If the 1800km drive from Murmansk to Veliky Novgorod on sheet ice and pot-holes wasn't hard enough on its own crews also had to find points scattered along the route. Each was worth 15 points and each is valuable as after each stage the two lowest scoring teams get dropped out. But even with a crazy 50 hour time limit it was so tight that teams had to choose which ones to go for.
So 2 days after I'd seen them last tired and slightly bewildered looking people lined up at the regroup at the edge of a frozen lake and I wondered around seeing who had some stories to tell. The start-line blessing the giant bunny received didn't seem to do it too much good as it was looking very sorry for itself with its once shiny pink fur all matted with ice and grime. But its team were in good spirits as they took on the hallowed Golden Envelope, a task so hard that many talk about it with dread. The points available if you can complete it mean that you will get a guaranteed entry in the grand final in Vladivostok. The challenge was to detour south to Kazakhstan and look for crashed satellites in the snowy wastes. Don't find them though and you are out! Incredible! But the bunny still had a grin on its face as it headed out.
I found a seat with Team NEC, a friendly group of Belarusians and Muscovites and few kilometres later we pulled into a cafe called Bummer to sit down and try and work out a plan... but it wasn't too long before the time-table was in pieces on the table. “Forget it! We go to Ekaterinburg the nice way, on the back roads” Igor said. But talk of back roads in a cafe with such a name was doomed to trouble and an unsuccessful hunt for a tyre shop with a big enough machine to balance the 37' tyres and then a closed road that confused the GPS systems enough that we were driving through the night around dead-end villages and roads that hadn't been ploughed for a long time. Tensions rose in proportion to the new Russian vocabulary I learned... although it is funny to know that the word for pancake is a curse!
The moon was almost full and cast eerie shadows through the constant birch and pine forests, while the snow-covered fields gleamed a strange silver but the dawn didn't bring any colour to the sleeping land. We started the stage with 2300km on the GPS and to remind me just how big this country is at one point it said Turn Left in 247km... But stopping in a place that translated into 'The essence of spirit' the next afternoon it still said 1300km to go.
There is an interactive CD-ROM in Russia called 'How to Drive' that gives instructions on how you should drive. In the rest of the world it's called Grand Theft Auto 4! Progress was painfully slow we had to force our way around labouring trucks with wonky wheels, dodge the kamikaze Lada drivers coming the other way on the wrong side of the road and thread through the wreckage of recent accidents. And then a storm came that white-washed the way ahead and we crawled along with the road indistinguishable from fields and sky. It was impossible to overtake as visibility was down to just a few metres... and wasn't helped by the windscreen wipers icing up until they just scraped a few useless lines across the glass. From my back seat vantage point it seemed that only Russians could carry on like this. 4 days of constant driving, only sleeping in fits and starts on the back seat before being ruffled awake again to take the wheel and they could still manage to handle an overloaded 4x4.

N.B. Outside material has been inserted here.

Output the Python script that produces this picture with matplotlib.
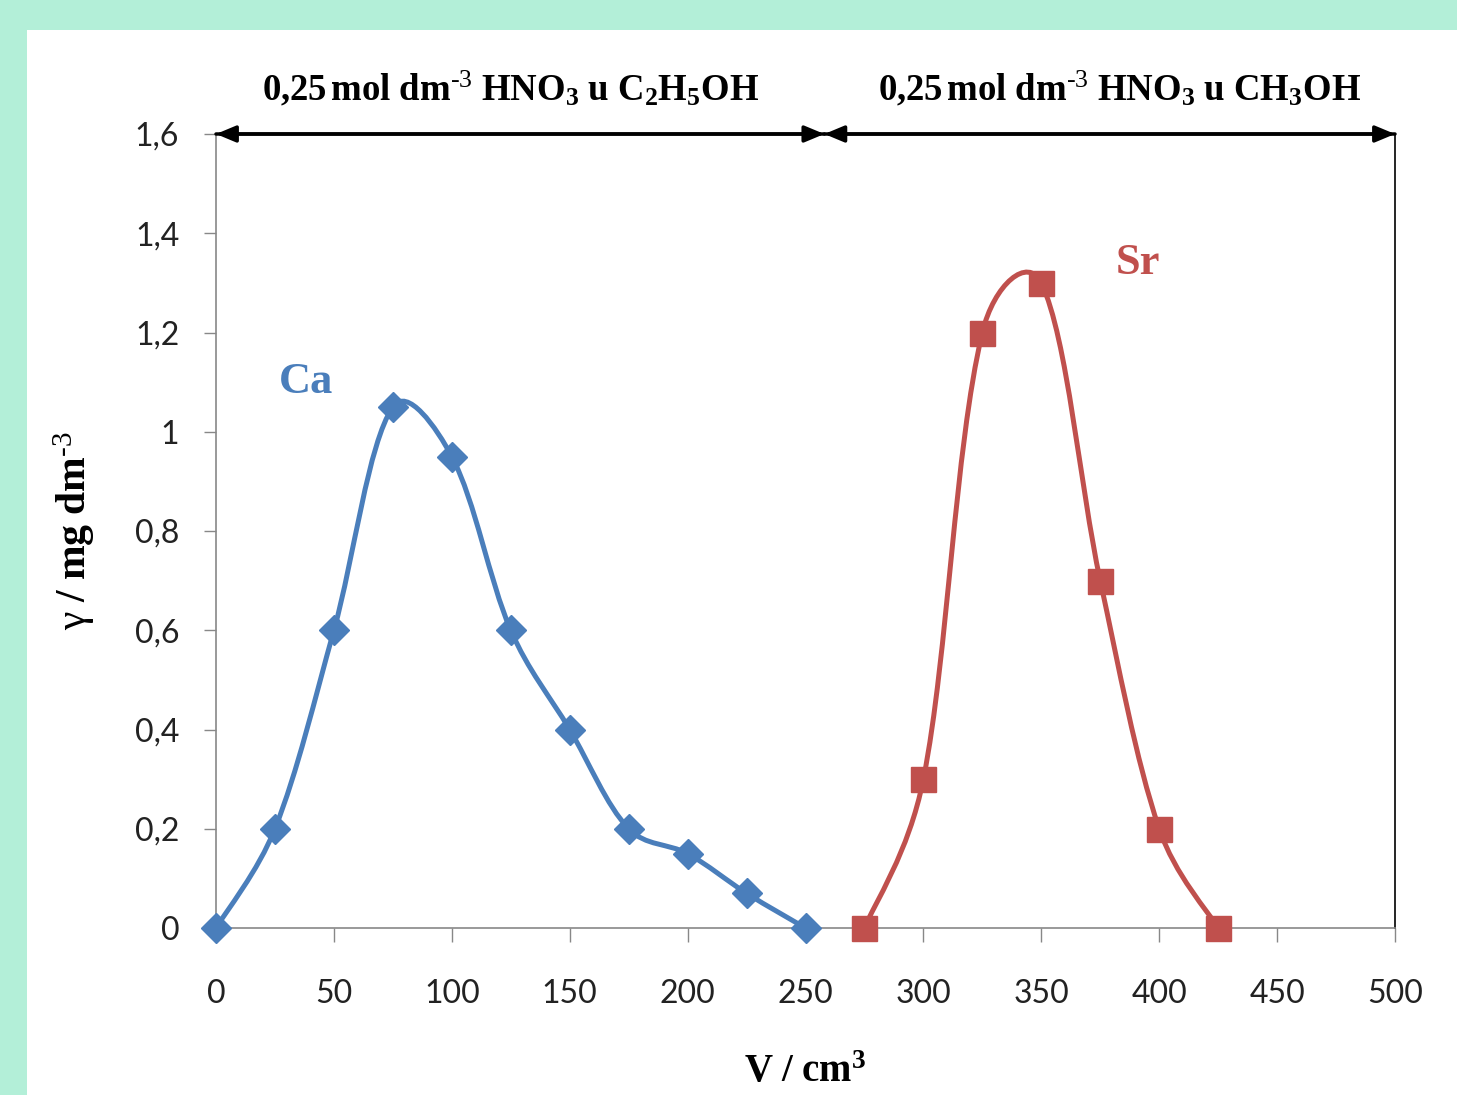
import matplotlib.pyplot as plt
import numpy as np
from matplotlib.path import Path
from matplotlib.patches import PathPatch, Rectangle

plt.rcParams['mathtext.fontset'] = 'custom'
plt.rcParams['mathtext.rm'] = 'Liberation Serif'
plt.rcParams['mathtext.it'] = 'Liberation Serif:italic'
plt.rcParams['mathtext.bf'] = 'Liberation Serif:bold'

# data
ca_v = [0, 25, 50, 75, 100, 125, 150, 175, 200, 225, 250]
ca_c = [0, 0.2, 0.6, 1.05, 0.95, 0.6, 0.4, 0.2, 0.15, 0.07, 0]
sr_v = [275, 300, 325, 350, 375, 400, 425]
sr_c = [0, 0.3, 1.2, 1.3, 0.7, 0.2, 0]

x_ticks = [0, 50, 100, 150, 200, 250, 300, 350, 400, 450, 500]
y_ticks = [0, 0.2, 0.4, 0.6, 0.8, 1.0, 1.2, 1.4, 1.6]
y_labels = ['0', '0,2', '0,4', '0,6', '0,8', '1', '1,2', '1,4', '1,6']

BLUE = '#4a7ebb'
RED = '#c0504d'
MINT = '#b3efd8'

# pixels per data unit, used only for segment lengths of the smoothing
SX = 1179 / 500
SY = 794 / 1.6


def smooth_path(xs, ys):
    # smoothed line like excel: cubic bezier, tangent arms weighted by
    # square root of the neighbouring segment lengths (on screen)
    pts = np.column_stack([xs, ys]).astype(float)
    n = len(pts)

    def dist(a, b):
        return np.sqrt(np.hypot((b[0] - a[0]) * SX, (b[1] - a[1]) * SY))

    verts = [pts[0]]
    codes = [Path.MOVETO]
    for i in range(n - 1):
        p1 = pts[i]
        p2 = pts[i + 1]
        d12 = dist(p1, p2)
        if i > 0:
            p0 = pts[i - 1]
            c1 = p1 + (p2 - p0) * d12 / (dist(p0, p1) + d12) / 3
        else:
            c1 = p1 + (p2 - p1) / 6
        if i + 2 < n:
            p3 = pts[i + 2]
            c2 = p2 - (p3 - p1) * d12 / (d12 + dist(p2, p3)) / 3
        else:
            c2 = p2 - (p2 - p1) / 6
        verts += [c1, c2, p2]
        codes += [Path.CURVE4] * 3
    return Path(verts, codes)


fig = plt.figure(figsize=(14.57, 10.95), dpi=100)
fig.patch.set_facecolor(MINT)
fig.patches.append(Rectangle((27 / 1457, 0), 1, 1 - 30 / 1095,
                             transform=fig.transFigure, facecolor='white',
                             edgecolor='none', zorder=-10))

ax = fig.add_axes([216 / 1457, 1 - 928 / 1095, 1179 / 1457, 794 / 1095])
ax.set_facecolor('none')
ax.set_xlim(0, 500)
ax.set_ylim(0, 1.6)

for xs, ys, col, mk, ms in [(ca_v, ca_c, BLUE, 'D', 15), (sr_v, sr_c, RED, 's', 18)]:
    ax.add_patch(PathPatch(smooth_path(xs, ys), facecolor='none', edgecolor=col,
                           lw=3.6, zorder=3, clip_on=False))
    ax.plot(xs, ys, ls='none', marker=mk, ms=ms, color=col, zorder=4, clip_on=False)

ax.text(38, 1.10, 'Ca', color=BLUE, fontsize=32, fontweight='bold',
        family='Liberation Serif', ha='center', va='center')
ax.text(391, 1.34, 'Sr', color=RED, fontsize=32, fontweight='bold',
        family='Liberation Serif', ha='center', va='center')

# solvent ranges on top
split = 258
head = dict(arrowstyle='-|>,head_length=1.2,head_width=0.5',
            color='black', lw=2.5, shrinkA=0, shrinkB=0)
for a, b in [(0, split), (split, 0), (split, 500), (500, split)]:
    ax.annotate('', xy=(a, 1.6), xytext=(b, 1.6), annotation_clip=False,
                arrowprops=head)

ax.text(125, 1.69, r'$\mathbf{0{,}25\,mol\ dm^{\mathrm{\text{-}3}}\ HNO_3\ u\ C_2H_5OH}$',
        fontsize=26.5, ha='center', va='center')
ax.text(383, 1.69, r'$\mathbf{0{,}25\,mol\ dm^{\mathrm{\text{-}3}}\ HNO_3\ u\ CH_3OH}$',
        fontsize=26.5, ha='center', va='center')

ax.set_xticks(x_ticks)
ax.set_xticklabels([str(v) for v in x_ticks])
ax.set_yticks(y_ticks)
ax.set_yticklabels(y_labels)
ax.tick_params(axis='x', length=10, width=1, color='#888888', pad=27,
               labelsize=23, labelcolor='#222222')
ax.tick_params(axis='y', length=8.5, width=1, color='#888888', pad=18,
               labelsize=23, labelcolor='#222222')
for lab in ax.get_xticklabels() + ax.get_yticklabels():
    lab.set_family('Lato')

ax.spines['top'].set_visible(False)
ax.spines['left'].set_color('#888888')
ax.spines['bottom'].set_color('#888888')
ax.spines['right'].set_color('black')
for s in ['left', 'bottom', 'right']:
    ax.spines[s].set_linewidth(1.2)

ax.set_xlabel(r'$\mathbf{V\ /\ cm^3}$', fontsize=28, labelpad=31)
ax.set_ylabel(r'$\mathrm{\gamma}\ \mathbf{/\ mg\ dm^{\mathrm{\text{-}3}}}$', fontsize=30,
              labelpad=27)

fig.savefig('out.png', dpi=100, facecolor=fig.get_facecolor())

Finally, more than two full days since we'd left Veliky Novgorod, we got into Ekaterinburg and gratefully checked into a hotel... but only for a painfully short few hours for a team briefing and the instructions for the next stage... No one did too well in getting the stamps from the trains, the best team got 4 stamps out of a possible 19 and my friends in Team Yeti were in the last two. If they didn't manage to win the next task they'd have to face the daunting Golden Envelope or go home.
But some good news. The Oleni team with the pink bunny in tow somehow managed to find the crashed satellite in the Kazakhstani countryside.
The next stage is to a camp site near the city of Tomsk, a place according to Wikipedia is famous for its chemical and oil industries. Only 1800km away and we have two days to get there.